En novembre 2022, l’ambassade du Maroc à Nouakchott se félicitait d’une augmentation de 58% des échanges commerciaux maroco-mauritaniens par rapport à leur niveau de 2020. Une date qui n’est pas anodine : elle correspond à celle de l’opération des Forces armées royales (FAR) pour reprendre le contrôle sur la zone tampon de Guergarate, que depuis août 2016 le mouvement séparatiste du Front Polisario cherchait régulièrement à bloquer afin d’entraver le commerce entre le Royaume et le reste de l’Afrique, à commencer par la Mauritanie elle-même.

Sauf que la récente décision des autorités mauritaniennes de commencer à surtaxer les produits marocains devrait sans doute, si elle est maintenue dans la durée, venir mettre à mal cette belle dynamique.

Depuis le 1er janvier 2024, c’est une véritable explosion de l’ordre de pas moins de 171% que connaissent en effet les coûts de dédouanement de la charge des camions gros porteur au niveau de Guergarate justement, passant de 70.000 ouguiyas (près de 18.000 DH) à 190.000 ouguiyas (près de 48.000 DH).
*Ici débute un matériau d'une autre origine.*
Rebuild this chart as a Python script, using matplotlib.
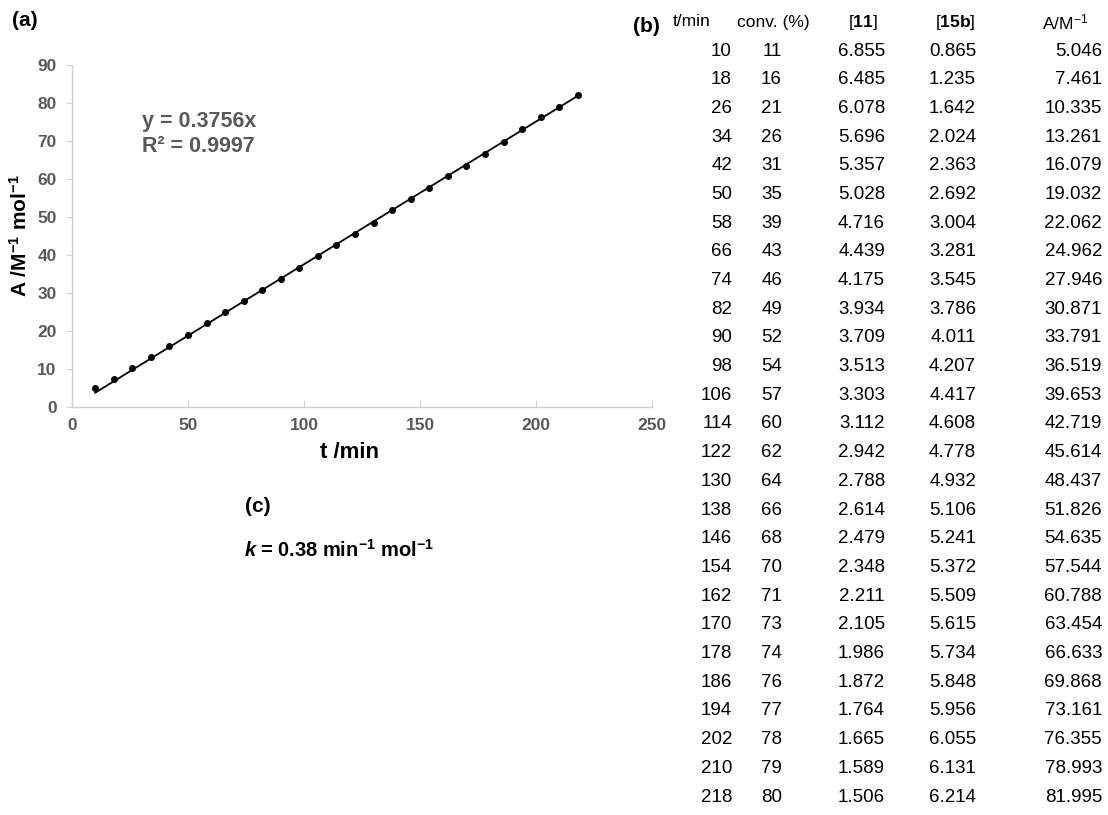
import matplotlib.pyplot as plt
import numpy as np

plt.rcParams['font.family'] = ['Liberation Sans', 'DejaVu Sans']
plt.rcParams['mathtext.fontset'] = 'custom'
plt.rcParams['mathtext.rm'] = 'Liberation Sans'
plt.rcParams['mathtext.bf'] = 'Liberation Sans:bold'
plt.rcParams['mathtext.it'] = 'Liberation Sans:italic'

# data from the table (b)
t_min = [10, 18, 26, 34, 42, 50, 58, 66, 74, 82, 90, 98, 106, 114, 122, 130,
         138, 146, 154, 162, 170, 178, 186, 194, 202, 210, 218]
conv = [11, 16, 21, 26, 31, 35, 39, 43, 46, 49, 52, 54, 57, 60, 62, 64,
        66, 68, 70, 71, 73, 74, 76, 77, 78, 79, 80]
c11 = ["6.855", "6.485", "6.078", "5.696", "5.357", "5.028", "4.716", "4.439",
       "4.175", "3.934", "3.709", "3.513", "3.303", "3.112", "2.942", "2.788",
       "2.614", "2.479", "2.348", "2.211", "2.105", "1.986", "1.872", "1.764",
       "1.665", "1.589", "1.506"]
c15b = ["0.865", "1.235", "1.642", "2.024", "2.363", "2.692", "3.004", "3.281",
        "3.545", "3.786", "4.011", "4.207", "4.417", "4.608", "4.778", "4.932",
        "5.106", "5.241", "5.372", "5.509", "5.615", "5.734", "5.848", "5.956",
        "6.055", "6.131", "6.214"]
A_val = ["5.046", "7.461", "10.335", "13.261", "16.079", "19.032", "22.062",
         "24.962", "27.946", "30.871", "33.791", "36.519", "39.653", "42.719",
         "45.614", "48.437", "51.826", "54.635", "57.544", "60.788", "63.454",
         "66.633", "69.868", "73.161", "76.355", "78.993", "81.995"]
slope = 0.3756
r2 = 0.9997
k_val = 0.38

W, H = 1108, 815
fig = plt.figure(figsize=(W / 100, H / 100), dpi=100)

def fx(px):
    return px / W

def fy(py):
    return 1 - py / H

# ---- (a) plot
ax = fig.add_axes([fx(72), fy(407), fx(652) - fx(72), fy(65) - fy(407)])
t_arr = np.array(t_min, dtype=float)
a_arr = np.array([float(v) for v in A_val])
ax.plot(t_arr, a_arr, 'o', color='black', markersize=4, zorder=3)
fit_t = np.array([t_arr[0], t_arr[-1]])
ax.plot(fit_t, slope * fit_t, color='black', linewidth=1.3)
ax.set_xlim(0, 250)
ax.set_ylim(0, 90)
ax.set_xticks(range(0, 251, 50))
ax.set_yticks(range(0, 91, 10))
for s in ['top', 'right']:
    ax.spines[s].set_visible(False)
for s in ['left', 'bottom']:
    ax.spines[s].set_color('#d0d0d0')
    ax.spines[s].set_linewidth(1.0)
ax.tick_params(axis='y', direction='out', length=4, color='#d0d0d0',
               labelcolor='#595959', labelsize=12.5, pad=7)
ax.tick_params(axis='x', direction='in', length=5, color='#d0d0d0',
               labelcolor='#595959', labelsize=12.5, pad=8)
for lab in ax.get_xticklabels() + ax.get_yticklabels():
    lab.set_fontweight('bold')
    lab.set_family(['Liberation Sans Narrow', 'Liberation Sans'])

fig.text(fx(142), fy(122), f'y = {slope:.4f}x', fontsize=15.5, fontweight='bold',
         color='#595959', va='center')
fig.text(fx(142), fy(147), f'R² = {r2:.4f}', fontsize=15.5, fontweight='bold',
         color='#595959', va='center')

fig.text(fx(349), fy(453), 't /min', fontsize=16, fontweight='bold',
         ha='center', va='center')
fig.text(fx(20), fy(236), r'A /M$^{\mathbf{-1}}$ mol$^{\mathbf{-1}}$',
         fontsize=15, fontweight='bold', rotation=90, ha='center', va='center')

fig.text(fx(12), fy(20), '(a)', fontsize=15, fontweight='bold', va='center')
fig.text(fx(633), fy(27), '(b)', fontsize=15, fontweight='bold', va='center')
fig.text(fx(245), fy(507), '(c)', fontsize=15, fontweight='bold', va='center')
fig.text(fx(245), fy(550), 'k', fontsize=14.5, fontweight='bold',
         style='italic', va='center')
fig.text(fx(260), fy(550), f'= {k_val:.2f} min' + r'$^{\mathbf{-1}}$' +
         ' mol' + r'$^{\mathbf{-1}}$', fontsize=14.5, fontweight='bold',
         va='center')

# ---- (b) table
hdr_y = fy(22)
fig.text(fx(673), hdr_y, 't/min', fontsize=12.5, va='center')
fig.text(fx(737), hdr_y, 'conv. (%)', fontsize=12.5, va='center')
fig.text(fx(863), hdr_y, r'[$\mathbf{11}$]', fontsize=12.5, va='center',
         ha='center')
fig.text(fx(955), hdr_y, r'[$\mathbf{15b}$]', fontsize=12.5, va='center',
         ha='center')
fig.text(fx(1042), hdr_y, r'A/M$^{-1}$', fontsize=12.5, va='center')

col_right = [732, 782, 885, 976, 1102]
row0 = 51
step = (797 - 51) / (len(t_min) - 1)
cols = [[str(v) for v in t_min], [str(v) for v in conv], c11, c15b, A_val]
for i in range(len(t_min)):
    y = fy(row0 + i * step)
    for c, xr in zip(cols, col_right):
        fig.text(fx(xr), y, c[i], fontsize=13.5, ha='right', va='center')

fig.savefig('out.png', dpi=100)
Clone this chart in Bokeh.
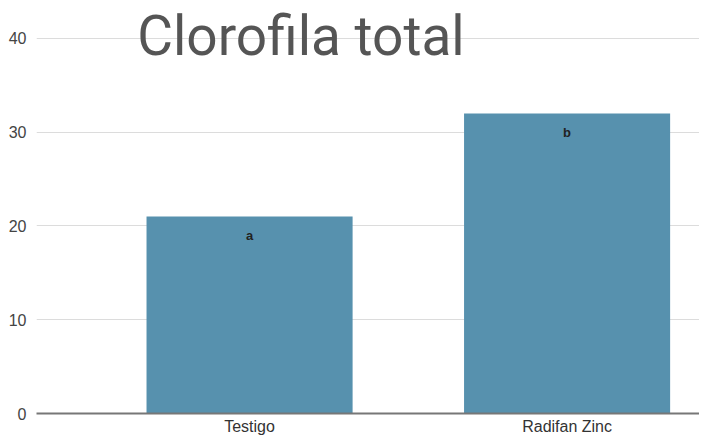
from bokeh.plotting import figure
from bokeh.models import Range1d, FixedTicker, ColumnDataSource, Label
from bokeh.core.properties import value
from bokeh.embed import file_html
from bokeh.resources import INLINE

categories = ["Testigo", "Radifan Zinc"]
clorofila = [21, 32]
letters = ["a", "b"]
y_ticks = [0, 10, 20, 30, 40]
title_text = "Clorofila total"

xs = list(range(len(categories)))
src = ColumnDataSource(dict(x=xs, top=clorofila, lab=letters))

p = figure(width=699, height=437, output_backend="svg", toolbar_location=None,
           x_range=Range1d(-0.671, 1.417), y_range=Range1d(0, 44.04),
           min_border_left=36, min_border_right=0, min_border_top=0, min_border_bottom=23)
p.outline_line_color = None
p.background_fill_color = "white"
p.border_fill_color = "white"

p.vbar(x="x", top="top", width=0.649, bottom=0, source=src,
       fill_color="#5791ae", line_color=None)
p.text(x="x", y="top", text="lab", source=src, y_offset=19,
       text_align="center", text_baseline="middle",
       text_font=value("Liberation Sans"), text_font_size="13px",
       text_font_style="bold", text_color="#222222")

p.xgrid.grid_line_color = None
p.ygrid.grid_line_color = "#dcdcdc"
p.ygrid.grid_line_width = 1

p.xaxis.ticker = FixedTicker(ticks=xs)
p.xaxis.major_label_overrides = {i: c for i, c in enumerate(categories)}
p.xaxis.major_tick_line_color = None
p.xaxis.major_tick_out = 0
p.xaxis.major_tick_in = 0
p.xaxis.minor_tick_line_color = None
p.xaxis.axis_line_color = "#777777"
p.xaxis.axis_line_width = 2
p.xaxis.major_label_standoff = 4
p.xaxis.major_label_text_font = "Liberation Sans"
p.xaxis.major_label_text_font_size = "16px"
p.xaxis.major_label_text_color = "#333333"

p.yaxis.ticker = FixedTicker(ticks=y_ticks)
p.yaxis.axis_line_color = None
p.yaxis.major_tick_line_color = None
p.yaxis.major_tick_out = 0
p.yaxis.major_tick_in = 0
p.yaxis.minor_tick_line_color = None
p.yaxis.major_label_standoff = 10
p.yaxis.major_label_text_font = "Liberation Sans"
p.yaxis.major_label_text_font_size = "16px"
p.yaxis.major_label_text_color = "#444444"

p.add_layout(Label(x=-0.354, y=40.21, text=title_text, text_font="Roboto",
                   text_font_size="55px", text_color="#555555",
                   text_align="left", text_baseline="middle"))

open("out.html", "w").write(file_html(p, INLINE))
Ayant appris cette information sur place même, nombreux de ces camions se trouvent ainsi bloqués, ne disposant pas de la somme demandée, certains ayant même décidé de rebrousser chemin pour écouler plutôt leur marchandise au Maroc.

Raison officielle donnée pour cette mesure : la protection des produits locaux mauritaniens, notamment agricoles, qui selon les chiffres disponibles constituent, bon an mal an, 20% des importations mauritaniennes depuis le Maroc (le reste se répartissant principalement entre les produits manufacturés et les machines et équipements de transport).

À ce propos, le projet de loi des finances rectificative (PLFR) adopté le 25 juillet 2023 par le Parlement mauritanien prévoyait déjà de commencer à mettre en place, à partir de cette année 2024, des droits de douane totaux de 39,23% pour les carottes et les navets, les oignons et les échalotes, les pommes de terre, les choux-fleurs et les houx-fleurs brocolis ainsi que les choux de Bruxelles sur la période du 1er janvier au 30 avril. Des taux qui baisseraient ensuite, pour le restant de l’exercice, à 13,73%, tout en commençant par ailleurs à inclure les tomates, qu’elles soient à l’état frais ou réfrigéré.

Mais on reste tout de même bien loin du chiffre de 171%.

Des considérations politiques seraient-elles également en jeu, comme l’affirment notamment de nombreux médias algériens pro-régime, clairement aux anges, sachant que cela fait plusieurs années que l’Algérie lorgne le marché mauritanien avec notamment le projet de construction de la ligne routière Tindouf-Zouérate principalement financée par le biais des deniers algériens ? Et si oui, de quel nature seraient-ils ?

Il faut dire aussi que du temps de l’ancien président, Mohamed Ould Abdel Aziz (août 2009-août 2019), condamné à cinq ans de prison ferme le 4 décembre 2023 pour enrichissement illicite et blanchiment d’argent, la Mauritanie avait pris l’habitude des mesures de rétorsion économique à l’encontre du Maroc, tantôt annulant les vols directs qu’assurait la Royal air Maroc (RAM), tantôt implémentant, déjà, des frais de douanes en plus (de 3% par exemple, en septembre 2013).

Mais valeur aujourd’hui, la relation entre le Maroc et la Mauritanie demeure bonne, le Royaume souhaitant même que sa voisine du Sud rallie son initiative pour désenclaver les pays du Sahel, officiellement lancée le 23 décembre 2023 à Marrakech en présence des chefs des diplomaties du Burkina Faso, du Mali, du Niger et du Tchad.

En marge des sixièmes travaux du Forum de coopération Russie-monde arabe, également tenu dans la ville ocre et ce le 20 décembre 2023, le ministre des Affaires étrangères, Nasser Bourita, s’en était d’ailleurs directement ouvert à son homologue mauritanien, Mohamed Salem Ould Merzoug.

Quelle que soit la cause du pas qu’elle a entrepris, la Mauritanie n’est, cependant, certainement pas pour y gagner au change.

En octobre 2021, le gouvernement mauritanien avait lui-même reconnu que le pays n’était susceptible d’assurer que 15% de sa demande en produits agricoles.

À peine deux ans plus tard, la Mauritanie est-elle déjà en mesure de combler les 85% restant ?

Les observateurs en doutent fortement, et selon ce que l’on peut comprendre de ses premières réactions, la rue mauritanienne est-elle même la première à appeler à revenir à des droits de douane autrement rationnels.

Reste ceci dit aux autorités mauritaniennes de (ré)entendre raison.